Festival Spot 2020: Killing Robots de Linda Blanchet
Festival Spot 2020
Killing Robots conception, écriture et mise en scène de Linda Blanchet
Septième édition de ce festival consacré aux formes nouvelles… Le Théâtre Paris-Villette nous accueille dans ses deux salles dont la plus grande qui a été entièrement rénovée. Une dizaine d’équipes artistiques célèbrent ces retrouvailles devant de nombreux spectateurs masqués.
Hitchbot, robot autostoppeur de première génération, créé en 2014 par une équipe d’ingénieurs canadiens de l’Ontario, a accompli son dernier voyage aux Etats-Unis. Après avoir traversé le Canada, fait un tour en Allemagne et aux Pays-Bas, grâce aux automobilistes qui l’ont généreusement pris en charge, il finira «assassiné» à Philadelphie en 2015.
Cette machine, haute comme un petit garçon, parle avec une voix synthétique féminine. Un corps frêle surmonté d’une tête en forme de coupole tournante qui envoie des signaux électroniques sympathiques : sourires, clignements d’yeux… Livré au bon vouloir des voyageurs, il taille la route, relié à un satellite par GPS et, pourvu d’un système de reconnaissance vocale, il est capable d’entretenir une conversation banale mais joviale « sans aborder les sujets politiques et religieux ». Il sait aussi jouer du pouce et lever les bras pour arrêter les automobilistes mais il ne marche pas…
Qui a tué Hitchbot? La compagnie Hanna R mène l’enquête et retrace ses derniers jours, s’appuyant sur les documents de l’époque : «J’aime partir d’une enquête, dit Linda Blanchet. C’est comme une aventure, on ne sait pas ce qu’on va y trouver. »
Sur le plateau, l’équipe se montre au travail et s’interroge sur cette fin étrange. On part sur les pas de cette machine pas très sexy : «un seau d’eau en plastique qui parle », comme il se définit lui-même. De nombreux matériaux ont été récoltés: journaux télévisés, articles de presse, témoignages des dernières personnes qui ont pris Hitchbot en auto-stop et enregistrement d’une rencontre avec David Smith et Frauke Zeller, les «parents» de l’humanoïde. Les chercheurs entendaient «mesurer ce qu’il y a de meilleur en l’homme» : bonté et capacité de prendre soin de son prochain. Ils seront servis! Leur créature, retrouvée démantelée et sans tête, n’aura pas survécu à son voyage aux État-Unis: pour eux, pas de hasard si ce “roboticide“ a eu lieu dans ce pays de violence…

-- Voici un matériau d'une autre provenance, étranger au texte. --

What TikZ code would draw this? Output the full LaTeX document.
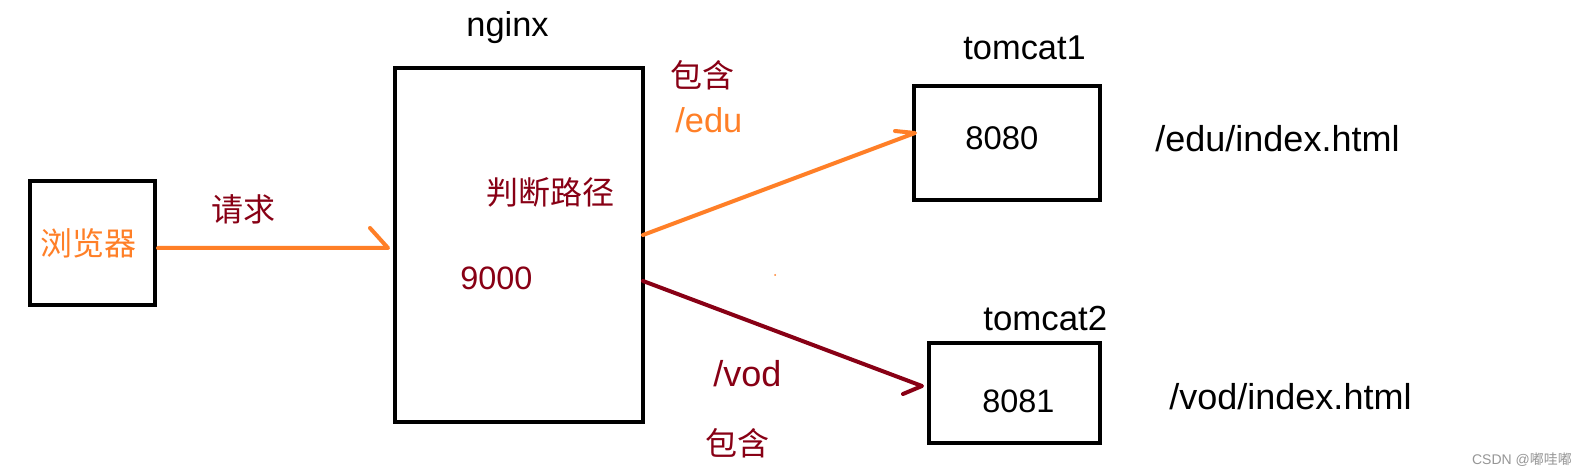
\documentclass[tikz,border=0pt]{standalone}
\usepackage{fontspec}
\setmainfont{Liberation Sans}
\newfontfamily\cjk{Noto Sans CJK SC}
\usetikzlibrary{calc}
\definecolor{po}{RGB}{255,127,39}
\definecolor{dr}{RGB}{136,0,21}
\definecolor{wm}{RGB}{150,150,150}
\newcommand\fs[1]{\fontsize{#1}{#1}\selectfont}
\begin{document}
\begin{tikzpicture}[x=0.5pt,y=-0.5pt,
  box/.style={draw=black,line width=2pt,inner sep=0pt,outer sep=0pt},
  lat/.style={inner sep=0pt,anchor=base west},
  zh/.style={inner sep=0pt,font=\cjk\fs{16}},
  conn/.style={line width=2pt,line cap=round,line join=round}]
\useasboundingbox[fill=white] (0,0) rectangle (1587,475);
% boxes
\node[box,minimum width=62.5pt,minimum height=62pt] (browser) at (92.5,243) {};
\node[box,minimum width=124pt,minimum height=177pt] (nginx) at (519,245) {};
\node[box,minimum width=93pt,minimum height=57pt] (tomcat1) at (1007,143) {};
\node[box,minimum width=85.5pt,minimum height=50pt] (tomcat2) at (1014.5,393) {};
% latin texts
\node[lat,font=\fs{17.2}] (nginxlbl) at (466,37) {nginx};
\node[lat,font=\fs{17.2}] (t1lbl) at (963,60) {tomcat1};
\node[lat,font=\fs{17.4}] (t2lbl) at (983,331) {tomcat2};
\node[lat,font=\fs{16.4}] (p8080) at (965,150) {8080};
\node[lat,font=\fs{16.2}] (p8081) at (982,413) {8081};
\node[lat,font=\fs{16.2},text=dr] (p9000) at (460,290) {9000};
\node[lat,font=\fs{18}] (edupath) at (1155,152) {/edu/index.html};
\node[lat,font=\fs{18}] (vodpath) at (1169,410) {/vod/index.html};
\node[lat,font=\fs{17.2},text=po] (edu) at (675,133) {/edu};
\node[lat,font=\fs{18},text=dr] (vod) at (713,387) {/vod};
% chinese texts
\node[zh,text=po] (browsertxt) at (88,243) {浏览器};
\node[zh,text=dr] (req) at (243,209) {请求};
\node[zh,text=dr] (judge) at (550,192) {判断路径};
\node[zh,text=dr] (inc1) at (702,75) {包含};
\node[zh,text=dr] (inc2) at (737,443) {包含};
% watermark
\node[inner sep=0pt,text=wm,font=\fs{7}] (wmark) at (1522,460) {CSDN @{\cjk 嘟哇嘟}};
% stray dot
\fill[po] (775,275) circle (0.5pt);
% connectors
\draw[conn,po] ($(browser.east)+(3,5)$) -- ($(nginx.west |- browser.east)+(-7,5)$) -- ++(-18,-20);
\draw[conn,po] ($(nginx.east)+(0,-10)$) -- ($(tomcat1.west)+(1,-10)$) -- ++(-20,-2);
\draw[conn,dr] ($(nginx.east)+(0,36)$) -- ($(tomcat2.west)+(-7,-7)$) -- ++(-19,8);
\end{tikzpicture}
\end{document}
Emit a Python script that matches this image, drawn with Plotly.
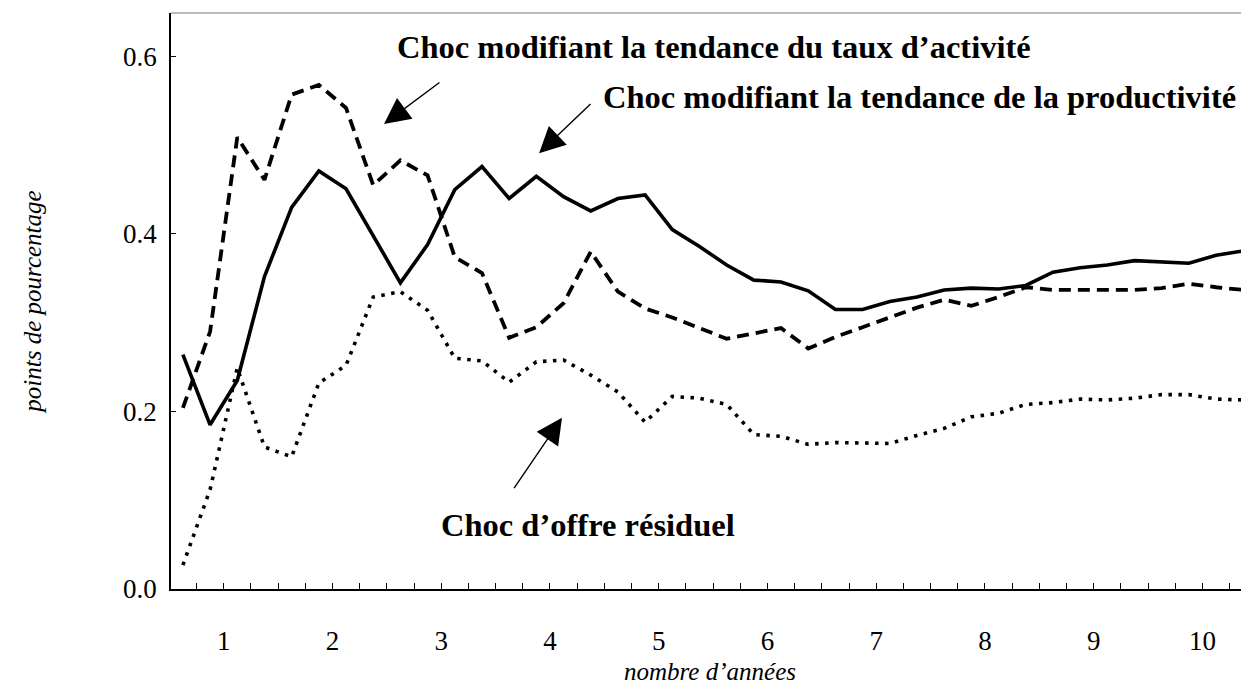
import plotly.graph_objects as go

quarters = list(range(1, 41))
year_labels = ["1", "2", "3", "4", "5", "6", "7", "8", "9", "10"]

productivite = [0.264, 0.185, 0.235, 0.352, 0.430, 0.471, 0.451, 0.397, 0.345, 0.388,
                0.450, 0.476, 0.440, 0.465, 0.442, 0.426, 0.440, 0.444, 0.405, 0.386,
                0.365, 0.348, 0.346, 0.336, 0.315, 0.315, 0.324, 0.329, 0.337, 0.339,
                0.338, 0.342, 0.357, 0.362, 0.365, 0.370, 0.369, 0.367, 0.376, 0.381]

activite = [0.204, 0.290, 0.509, 0.461, 0.557, 0.568, 0.542, 0.455, 0.483, 0.466,
            0.374, 0.356, 0.283, 0.295, 0.322, 0.380, 0.335, 0.316, 0.306, 0.294,
            0.282, 0.288, 0.294, 0.271, 0.284, 0.295, 0.306, 0.317, 0.326, 0.319,
            0.329, 0.340, 0.337, 0.337, 0.337, 0.337, 0.339, 0.344, 0.340, 0.337]

residuel = [0.027, 0.112, 0.249, 0.160, 0.149, 0.232, 0.252, 0.329, 0.335, 0.314,
            0.260, 0.257, 0.233, 0.256, 0.258, 0.241, 0.222, 0.188, 0.217, 0.215,
            0.208, 0.174, 0.172, 0.163, 0.165, 0.164, 0.164, 0.173, 0.181, 0.194,
            0.198, 0.208, 0.210, 0.214, 0.213, 0.215, 0.219, 0.219, 0.214, 0.213]

# position of each quarter, in years
x_years = [(q - 0.5) / 4 for q in quarters]
year_centers = [i + 0.5 for i in range(len(year_labels))]
year_bounds = list(range(1, 10))
quarter_ticks = [k / 4 for k in range(1, 40)]

SERIF = "Liberation Serif"

fig = go.Figure()
fig.add_trace(go.Scatter(x=x_years, y=activite, mode="lines",
                         line=dict(color="black", width=3.8, dash="12px,7px"),
                         name="Choc modifiant la tendance du taux d'activité"))
fig.add_trace(go.Scatter(x=x_years, y=productivite, mode="lines",
                         line=dict(color="black", width=3.6),
                         name="Choc modifiant la tendance de la productivité"))
fig.add_trace(go.Scatter(x=x_years, y=residuel, mode="lines",
                         line=dict(color="black", width=3.6, dash="3.5px,6.5px"),
                         name="Choc d'offre résiduel"))

XR = [0.0156, 9.928]
YR = [0, 0.649]

fig.update_layout(
    width=1241, height=677,
    margin=dict(l=163, r=0, t=5, b=96, autoexpand=False),
    paper_bgcolor="white", plot_bgcolor="white",
    showlegend=False,
    font=dict(family=SERIF, color="black"),
    xaxis=dict(range=XR, showgrid=False, zeroline=False, automargin=False,
               showline=True, linecolor="black", linewidth=1.5,
               tickvals=year_centers, ticktext=year_labels, ticks="",
               tickfont=dict(size=27, family=SERIF), ticklabelstandoff=27,
               minor=dict(tickvals=quarter_ticks, ticks="inside", ticklen=6,
                          tickcolor="black", tickwidth=1.2),
               title=dict(text="<i>nombre d’années</i>", font=dict(size=25, family=SERIF),
                          standoff=14)),
    xaxis2=dict(range=XR, overlaying="x", anchor="y", side="bottom", matches="x",
                showgrid=False, zeroline=False, showline=False, automargin=False,
                tickvals=year_bounds, ticks="inside", ticklen=11,
                tickcolor="black", tickwidth=1.5, showticklabels=False),
    yaxis=dict(range=YR, showgrid=False, zeroline=False, automargin=False,
               showline=True, linecolor="black", linewidth=1.5,
               tickvals=[0, 0.2, 0.4, 0.6], tickformat=".1f",
               ticks="inside", ticklen=5, tickcolor="black",
               tickfont=dict(size=27, family=SERIF), ticklabelstandoff=7,
               title=dict(text="<i>points de pourcentage</i>", font=dict(size=25, family=SERIF),
                          standoff=74)),
    shapes=[dict(type="line", xref="paper", yref="paper", x0=0, x1=1, y0=1, y1=1,
                 line=dict(color="#777777", width=1.2))],
)

ann_font = dict(family=SERIF, size=32.5, color="black")
fig.add_annotation(x=5.009, y=0.611, text="<b>Choc modifiant la tendance du taux d’activité</b>",
                   showarrow=False, font=ann_font, xanchor="center", yanchor="middle")
fig.add_annotation(x=6.900, y=0.554, text="<b>Choc modifiant la tendance de la productivité</b>",
                   showarrow=False, font=ann_font, xanchor="center", yanchor="middle")
fig.add_annotation(x=3.850, y=0.0721, text="<b>Choc d’offre résiduel</b>",
                   showarrow=False, font=ann_font, xanchor="center", yanchor="middle")

arrow_style = dict(showarrow=True, arrowhead=2, arrowsize=3.7, arrowwidth=1.4,
                   arrowcolor="black", text="", axref="x", ayref="y")
fig.add_annotation(x=1.974, y=0.524, ax=2.498, ay=0.572, **arrow_style)
fig.add_annotation(x=3.400, y=0.491, ax=3.887, ay=0.548, **arrow_style)
fig.add_annotation(x=3.611, y=0.193, ax=3.161, ay=0.112, **arrow_style)

fig.write_html("out.html")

Une réplique d’Hitchbot fabriquée pour le spectacle, accompagne les quatre interprètes. On observe comment le contact s’établit entre eux et jusqu’à quel point une machine peut être attachante, au-delà de la curiosité pour la technologie. On peut voir sur des écrans les traces de son voyage grâce aux photos qu’il prenait. Étranges images du monde, capturées de manière aléatoire, à hauteur d’enfant: «Elles m’ont donné le sentiment d’être le témoignage objectif d’une machine sur ce qu’est l’humain du XXI ème siècle, dit la metteuse en scène. »
Les comédiens passent imperceptiblement du statut de narrateurs à celui d’interprètes des personnages qui ont rencontré Hitchbot. Mais cela n’est pas toujours très clair… Pas plus que la démarche de Linda Blanchet! Elle voudrait, dit elle, « essayer de mieux comprendre ce qui est humain et qui ne l’est pas. » Mais si, au début, nous sommes intrigués, ensuite notre attention fléchit. Sans doute une question de rythme et d’huile dans les rouages de la dramaturgie… Mais Killing Robots s’inscrit par son thème et son étrangeté dans la ligne de ce festival.
Mireille Davidovici
Spectacle vu le 15 septembre au Théâtre Paris-Villette, 211 avenue Jean Jaurès, Paris (XIX ème). T. 01 40 03 72 23. Le festival Spot continue jusqu’au 26 septembre.